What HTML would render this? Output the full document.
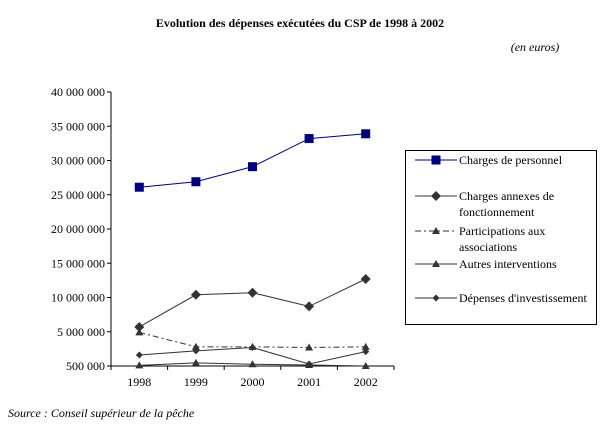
<!DOCTYPE html>
<html><head><meta charset="utf-8"><style>
body{margin:0;background:#fff;font-family:"Liberation Serif",serif;}
svg text{font-family:"Liberation Serif",serif;font-size:12px;fill:#000}
</style></head><body>
<svg width="604" height="437">
<text x="300" y="27" text-anchor="middle" font-weight="bold">Evolution des dépenses exécutées du CSP de 1998 à 2002</text>
<text x="535" y="51" text-anchor="middle" font-style="italic">(en euros)</text>
<text x="8" y="417" font-style="italic">Source : Conseil supérieur de la pêche</text>
<g id="axes"></g>
<g id="series"></g>
<g id="legend"></g>
</svg>
<script>
const categories=["1998","1999","2000","2001","2002"];
const yTicks=[0,5000000,10000000,15000000,20000000,25000000,30000000,35000000,40000000];
const yTickLabels=["500 000","5 500 000","10 500 000","15 500 000","20 000 000","25 000 000","30 000 000","35 000 000","40 500 000"];
const personnel=[26100000,26900000,29100000,33200000,33900000];
const annexes=[5700000,10400000,10700000,8700000,12700000];
const participations=[4900000,2800000,2800000,2700000,2800000];
const autres=[100000,450000,250000,150000,0];
const investissement=[1600000,2200000,2700000,300000,2100000];
const NS="http://www.w3.org/2000/svg";
const X0=111,X1=394,Y0=366,Y1=92,YMAX=40000000;
const xs=i=>X0+(X1-X0)/categories.length*(i+0.5);
const ys=v=>Y0-v/YMAX*(Y0-Y1);
function mk(t,a,p){const e=document.createElementNS(NS,t);for(const k in a)e.setAttribute(k,a[k]);p.appendChild(e);return e;}
const ax=document.getElementById('axes');
const yAxis=mk('line',{x1:X0,y1:Y1,x2:X0,y2:Y0,stroke:'#000'},ax);


const xAxis=mk('line',{x1:X0,y1:Y0,x2:X1,y2:Y0,stroke:'#000'},ax);


yTicks.forEach((v,i)=>{const y=ys(v);
 mk('line',{x1:X0-4,y1:y,x2:X0,y2:y,stroke:'#000'},ax);
 const t=mk('text',{x:X0-6,y:y+4,'text-anchor':'end'},ax);t.textContent=(i==0?"500 000":[0,"5 000 000","10 000 000","15 000 000","20 000 000","25 000 000","30 000 000","35 000 000","40 000 000"][i]);
 
 });
categories.forEach((c,i)=>{const bx=X0+(X1-X0)/categories.length*i;
 mk('line',{x1:bx,y1:Y0,x2:bx,y2:Y0+4,stroke:'#000'},ax);
 const t=mk('text',{x:xs(i),y:Y0+20,'text-anchor':'middle'},ax);t.textContent=c;
 
 });
mk('line',{x1:X1,y1:Y0,x2:X1,y2:Y0+4,stroke:'#000'},ax);
function marker(type,x,y,col,p){
 if(type=='square')return mk('rect',{x:x-4.5,y:y-4.5,width:9,height:9,fill:col},p);
 if(type=='diamond')return mk('polygon',{points:`${x},${y-5} ${x+5},${y} ${x},${y+5} ${x-5},${y}`,fill:col},p);
 if(type=='sdiamond')return mk('polygon',{points:`${x},${y-3.5} ${x+3.5},${y} ${x},${y+3.5} ${x-3.5},${y}`,fill:col},p);
 return mk('polygon',{points:`${x},${y-4} ${x+4},${y+3} ${x-4},${y+3}`,fill:col},p);}
const S=[
 {name:'Charges de personnel',data:personnel,col:'#000080',m:'square',dash:'',id:'series-personnel'},
 {name:'Charges annexes de|fonctionnement',data:annexes,col:'#333',m:'diamond',dash:'',id:'series-annexes'},
 {name:'Participations aux|associations',data:participations,col:'#333',m:'tri',dash:'6,3,2,3',id:'series-participations'},
 {name:'Autres interventions',data:autres,col:'#333',m:'tri',dash:'',id:'series-autres'},
 {name:"Dépenses d'investissement",data:investissement,col:'#333',m:'sdiamond',dash:'',id:'series-investissement'}];
const sg=document.getElementById('series');
S.forEach(s=>{const g=mk('g',{},sg);
 
 
 mk('polyline',{points:s.data.map((v,i)=>xs(i)+','+ys(v)).join(' '),fill:'none',stroke:s.col,'stroke-width':1,'stroke-dasharray':s.dash},g);
 s.data.forEach((v,i)=>{const m=marker(s.m,xs(i),ys(v),s.col,g);
  
  });});
const lg=document.getElementById('legend');


mk('rect',{x:405.5,y:150.5,width:191,height:174,fill:'#fff',stroke:'#000'},lg);
const ly=[160,196,231,264,298];
S.forEach((s,i)=>{const g=mk('g',{},lg);
 
 
 const y=ly[i];
 mk('line',{x1:415,y1:y,x2:457,y2:y,stroke:s.col,'stroke-dasharray':s.dash},g);
 marker(s.m,436,y,s.col,g);
 s.name.split('|').forEach((ln,j)=>{const t=mk('text',{x:459,y:y+4+j*16},g);t.textContent=ln;});});
</script>
</body></html>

◆ **Goal**
All the lines above are to be given again exactly as they read, with the pictures removed.

◆ **Written solution**
What HTML would render this? Output the full document.
<!DOCTYPE html>
<html><head><meta charset="utf-8"><style>
body{margin:0;background:#fff;font-family:"Liberation Serif",serif;}
svg text{font-family:"Liberation Serif",serif;font-size:12px;fill:#000}
</style></head><body>
<svg width="604" height="437">
<text x="300" y="27" text-anchor="middle" font-weight="bold">Evolution des dépenses exécutées du CSP de 1998 à 2002</text>
<text x="535" y="51" text-anchor="middle" font-style="italic">(en euros)</text>
<text x="8" y="417" font-style="italic">Source : Conseil supérieur de la pêche</text>
<g id="axes"></g>
<g id="series"></g>
<g id="legend"></g>
</svg>
<script>
const categories=["1998","1999","2000","2001","2002"];
const yTicks=[0,5000000,10000000,15000000,20000000,25000000,30000000,35000000,40000000];
const yTickLabels=["500 000","5 500 000","10 500 000","15 500 000","20 000 000","25 000 000","30 000 000","35 000 000","40 500 000"];
const personnel=[26100000,26900000,29100000,33200000,33900000];
const annexes=[5700000,10400000,10700000,8700000,12700000];
const participations=[4900000,2800000,2800000,2700000,2800000];
const autres=[100000,450000,250000,150000,0];
const investissement=[1600000,2200000,2700000,300000,2100000];
const NS="http://www.w3.org/2000/svg";
const X0=111,X1=394,Y0=366,Y1=92,YMAX=40000000;
const xs=i=>X0+(X1-X0)/categories.length*(i+0.5);
const ys=v=>Y0-v/YMAX*(Y0-Y1);
function mk(t,a,p){const e=document.createElementNS(NS,t);for(const k in a)e.setAttribute(k,a[k]);p.appendChild(e);return e;}
const ax=document.getElementById('axes');
const yAxis=mk('line',{x1:X0,y1:Y1,x2:X0,y2:Y0,stroke:'#000'},ax);


const xAxis=mk('line',{x1:X0,y1:Y0,x2:X1,y2:Y0,stroke:'#000'},ax);


yTicks.forEach((v,i)=>{const y=ys(v);
 mk('line',{x1:X0-4,y1:y,x2:X0,y2:y,stroke:'#000'},ax);
 const t=mk('text',{x:X0-6,y:y+4,'text-anchor':'end'},ax);t.textContent=(i==0?"500 000":[0,"5 000 000","10 000 000","15 000 000","20 000 000","25 000 000","30 000 000","35 000 000","40 000 000"][i]);
 
 });
categories.forEach((c,i)=>{const bx=X0+(X1-X0)/categories.length*i;
 mk('line',{x1:bx,y1:Y0,x2:bx,y2:Y0+4,stroke:'#000'},ax);
 const t=mk('text',{x:xs(i),y:Y0+20,'text-anchor':'middle'},ax);t.textContent=c;
 
 });
mk('line',{x1:X1,y1:Y0,x2:X1,y2:Y0+4,stroke:'#000'},ax);
function marker(type,x,y,col,p){
 if(type=='square')return mk('rect',{x:x-4.5,y:y-4.5,width:9,height:9,fill:col},p);
 if(type=='diamond')return mk('polygon',{points:`${x},${y-5} ${x+5},${y} ${x},${y+5} ${x-5},${y}`,fill:col},p);
 if(type=='sdiamond')return mk('polygon',{points:`${x},${y-3.5} ${x+3.5},${y} ${x},${y+3.5} ${x-3.5},${y}`,fill:col},p);
 return mk('polygon',{points:`${x},${y-4} ${x+4},${y+3} ${x-4},${y+3}`,fill:col},p);}
const S=[
 {name:'Charges de personnel',data:personnel,col:'#000080',m:'square',dash:'',id:'series-personnel'},
 {name:'Charges annexes de|fonctionnement',data:annexes,col:'#333',m:'diamond',dash:'',id:'series-annexes'},
 {name:'Participations aux|associations',data:participations,col:'#333',m:'tri',dash:'6,3,2,3',id:'series-participations'},
 {name:'Autres interventions',data:autres,col:'#333',m:'tri',dash:'',id:'series-autres'},
 {name:"Dépenses d'investissement",data:investissement,col:'#333',m:'sdiamond',dash:'',id:'series-investissement'}];
const sg=document.getElementById('series');
S.forEach(s=>{const g=mk('g',{},sg);
 
 
 mk('polyline',{points:s.data.map((v,i)=>xs(i)+','+ys(v)).join(' '),fill:'none',stroke:s.col,'stroke-width':1,'stroke-dasharray':s.dash},g);
 s.data.forEach((v,i)=>{const m=marker(s.m,xs(i),ys(v),s.col,g);
  
  });});
const lg=document.getElementById('legend');


mk('rect',{x:405.5,y:150.5,width:191,height:174,fill:'#fff',stroke:'#000'},lg);
const ly=[160,196,231,264,298];
S.forEach((s,i)=>{const g=mk('g',{},lg);
 
 
 const y=ly[i];
 mk('line',{x1:415,y1:y,x2:457,y2:y,stroke:s.col,'stroke-dasharray':s.dash},g);
 marker(s.m,436,y,s.col,g);
 s.name.split('|').forEach((ln,j)=>{const t=mk('text',{x:459,y:y+4+j*16},g);t.textContent=ln;});});
</script>
</body></html>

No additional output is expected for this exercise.